Rabbi Shoshana Gelfand, who was chief executive of the United Kingdom’s Reform movement, adds, Yizkor “is not intended as a time to reflect on our memories accurately; rather it is designed to allow those memories to adapt.” Yizkor “encourages an evolution of that relationship as opposed to allowing it to be frozen in time.”
The limitations of public readings to satisfy everyone’s relationship has led others to see the virtues of the Yizkor prayer for a family member to be said “individually, privately and quietly,” as Rabbi Landes puts it, while the communal losses, alone, are said communally.
Rabbi Sandy Eisenberg Sasso, a Conservative rabbi in Indianapolis, writes, just as we “cannot look directly at a solar eclipse,” we are warned against directly gazing into a soul’s eclipse.

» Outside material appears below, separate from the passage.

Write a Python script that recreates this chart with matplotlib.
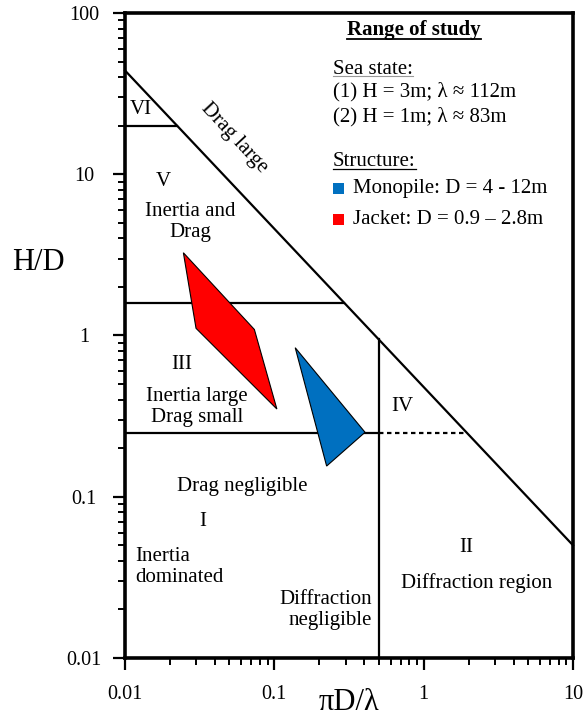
import numpy as np
import matplotlib
matplotlib.use("Agg")
import matplotlib.pyplot as plt
from matplotlib.patches import Polygon, Rectangle
from matplotlib.lines import Line2D
from matplotlib.ticker import LogLocator, NullFormatter, FixedLocator, FixedFormatter

plt.rcParams['font.family'] = ['Liberation Serif', 'DejaVu Serif']

# ---------------- data ----------------
x_ticks = [0.01, 0.1, 1, 10]
x_tick_labels = ['0.01', '0.1', '1', '10']
y_ticks = [0.01, 0.1, 1, 10, 100]
y_tick_labels = ['0.01', '0.1', '1', '10', '100']

drag_limit_x = [0.01, 10]        # breaking-wave limit ("Drag large")
drag_limit_y = [44.0, 0.05]
hd_region_VI = 20.0              # H/D boundary of region VI
hd_region_V = 1.6                # H/D boundary between V and III
hd_region_III = 0.25             # H/D boundary between III and I
diffraction_limit = 0.5          # πD/λ diffraction boundary

jacket_x = [0.0246, 0.0735, 0.104, 0.0299]
jacket_y = [3.26, 1.09, 0.35, 1.108]
monopile_x = [0.138, 0.405, 0.224]
monopile_y = [0.84, 0.251, 0.155]

# ---------------- figure ----------------
W, H = 586, 716
fig = plt.figure(figsize=(W / 100, H / 100), dpi=100)
AX_L, AX_R, AX_T, AX_B = 125, 573, 13, 658
ax = fig.add_axes([AX_L / W, 1 - AX_B / H, (AX_R - AX_L) / W, (AX_B - AX_T) / H])
ax.set_xscale('log')
ax.set_yscale('log')
ax.set_xlim(0.01, 10)
ax.set_ylim(0.01, 100)


def P(px, py):
    """pixel position of the reference -> axes fraction"""
    return ((px - AX_L) / (AX_R - AX_L), (AX_B - py) / (AX_B - AX_T))


def F(px, py):
    return (px / W, 1 - py / H)


lx = np.log10(drag_limit_x)
ly = np.log10(drag_limit_y)
slope = (ly[1] - ly[0]) / (lx[1] - lx[0])


def x_on_diag(y):
    return 10 ** (lx[0] + (np.log10(y) - ly[0]) / slope)


def y_on_diag(x):
    return 10 ** (ly[0] + (np.log10(x) - lx[0]) * slope)


lw = 1.6
ax.plot(drag_limit_x, drag_limit_y, color='black', lw=lw, clip_on=False)
ax.plot([0.01, x_on_diag(hd_region_VI)], [hd_region_VI] * 2, color='black', lw=lw)
ax.plot([0.01, x_on_diag(hd_region_V)], [hd_region_V] * 2, color='black', lw=lw)
ax.plot([0.01, diffraction_limit], [hd_region_III] * 2, color='black', lw=lw)
ax.plot([diffraction_limit, x_on_diag(hd_region_III)], [hd_region_III] * 2,
        color='black', lw=lw, dashes=(2.0, 1.6))
ax.plot([diffraction_limit] * 2, [0.01, y_on_diag(diffraction_limit)], color='black', lw=lw)

ax.add_patch(Polygon(np.column_stack([jacket_x, jacket_y]), closed=True,
                     fc='#FF0000', ec='black', lw=0.8, zorder=3))
ax.add_patch(Polygon(np.column_stack([monopile_x, monopile_y]), closed=True,
                     fc='#0070C0', ec='black', lw=0.8, zorder=3))

# ---------------- axes styling ----------------
for s in ax.spines.values():
    s.set_linewidth(2.6)
ax.xaxis.set_major_locator(FixedLocator(x_ticks))
ax.xaxis.set_major_formatter(FixedFormatter(x_tick_labels))
ax.yaxis.set_major_locator(FixedLocator(y_ticks))
ax.yaxis.set_major_formatter(FixedFormatter(y_tick_labels))
ax.xaxis.set_minor_locator(LogLocator(base=10, subs=np.arange(2, 10)))
ax.yaxis.set_minor_locator(LogLocator(base=10, subs=np.arange(2, 10)))
ax.xaxis.set_minor_formatter(NullFormatter())
ax.yaxis.set_minor_formatter(NullFormatter())
ax.tick_params(which='major', length=8.6, width=1.6, direction='out', labelsize=14.5)
ax.tick_params(which='minor', length=5.2, width=1.4, direction='out')
ax.tick_params(axis='x', which='major', pad=11)
ax.tick_params(axis='y', which='major', pad=21)
for t in ax.get_yticklabels():
    t.set_ha('center')

fs = 15
# region labels
def lab(s, px, py, ha='center', **kw):
    return ax.text(*P(px, py), s, transform=ax.transAxes, ha=ha, va='center',
                   fontsize=fs, multialignment=ha, **kw)

lab("VI", 141, 109)
ax.text(*P(234, 138), "Drag large", transform=ax.transAxes, ha='center', va='center',
        fontsize=fs, rotation=-47, rotation_mode='anchor')
lab("V", 163, 182)
lab("Inertia and\nDrag", 190, 222)
lab("III", 182, 365)
lab("Inertia large\nDrag small", 197, 407)
lab("IV", 402, 407)
lab("Drag negligible", 242, 487)
lab("I", 203, 522)
lab("Inertia\ndominated", 135, 567, ha='left')
lab("Diffraction\nnegligible", 372, 610, ha='right')
lab("II", 466, 547)
lab("Diffraction region", 477, 583)

# range of study box
t_title = ax.text(*P(414, 30), "Range of study", transform=ax.transAxes, ha='center',
                  va='center', fontsize=fs, fontweight='bold')
t_sea = lab("Sea state:", 333, 69, ha='left')
lab("(1) H = 3m; λ ≈ 112m", 333, 92, ha='left')
lab("(2) H = 1m; λ ≈ 83m", 333, 117, ha='left')
t_struct = lab("Structure:", 333, 162, ha='left')
lab("Monopile: D = 4 - 12m", 353, 188, ha='left')
lab("Jacket: D = 0.9 – 2.8m", 353, 220, ha='left')

sq = 11
x0, y0 = P(333, 194)
x1, y1 = P(333 + sq, 194 - sq)
ax.add_patch(Rectangle((x0, y0), x1 - x0, y1 - y0, transform=ax.transAxes,
                       fc='#0070C0', ec='none', clip_on=False))
x0, y0 = P(333, 225)
x1, y1 = P(333 + sq, 225 - sq)
ax.add_patch(Rectangle((x0, y0), x1 - x0, y1 - y0, transform=ax.transAxes,
                       fc='#FF0000', ec='none', clip_on=False))

# axis titles
fig.text(*F(38, 263), "H/D", ha='center', va='center', fontsize=22)
fig.text(*F(349, 703), "πD/λ", ha='center', va='center', fontsize=22)

# underlines
fig.canvas.draw()
r = fig.canvas.get_renderer()
for t, off, col, w in [(t_title, 1.5, 'black', 1.3), (t_sea, 2.5, '#999999', 0.8),
                       (t_struct, 2.5, 'black', 0.9)]:
    bb = t.get_window_extent(r)
    yy = bb.y0 + off
    fig.add_artist(Line2D([bb.x0 / W, bb.x1 / W], [yy / H, yy / H],
                          transform=fig.transFigure, color=col, lw=w))

fig.savefig('out.png', dpi=100)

Reb Nachman used to teach his chasidim about Yodea, the Angel of Loss. (Yodea literally means “to know”.) Yodea searches for “the Lost Sparks of Creation.” The angel, writes Rabbi Sasso, is looking for all that’s lost with a small flame (similar to a yahrzeit candle lit the eve before Yizkor). Yodea looks “inside the places of unbroken darkness to find what has vanished, and they keep in memory all that has been lost.”
In these Days of Awe, the prayers tell us, nothing is forgotten. There is a Guardian of memory, and an Angel of Loss who remembers.